# Approximate integration

• September 27th 2011, 12:56 PM
minmin1
Approximate integration
Can anyone help me with what seems like an easy problem?

Show that:

$(1/3)T_n + (2/3)M_n = S_2_n$
• September 27th 2011, 04:55 PM
HallsofIvy
Re: Approximate integration
Well, it would help if you told us what $T_m$, $M_n$, and $S_$ mean!
• September 27th 2011, 09:31 PM
tangibleLime
Re: Approximate integration
I think he's using Simpson's rule. If I'm correct, it looks like he's trying to show the relation between the midpoint rule and the trapezoidal rule with Simpson's rule.

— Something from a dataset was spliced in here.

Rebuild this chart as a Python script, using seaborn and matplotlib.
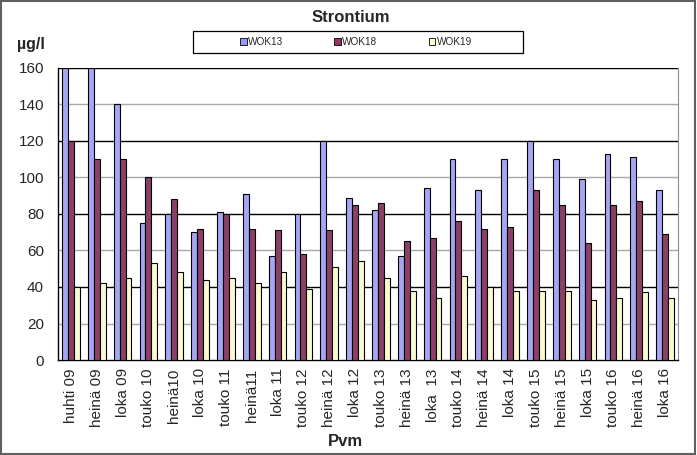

Midpoint rule: $M = (b-a)f(\frac{a+b}{s})$

Trapezoidal rule: $T = \frac{1}{2}(b-a)(f(a)+f(b))$

Weighted average:

$\frac{2M+T}{3}$

This weighted average is Simpson's rule.

Simpson's rule:

$\int_{a}^{b} f(x) dx \approx \frac{b-a}{6} \left[ f(a) + 4f\left(\frac{a+b}{2}\right)+f(b)\right]$

Looking at his equation,

$\frac{1}{3}T_{n} + \frac{2}{3}M_{n} = \frac{2M+T}{3}$ = weighted average = Simpson's Rule

Not totally sure what these subscripts are, but there's a start.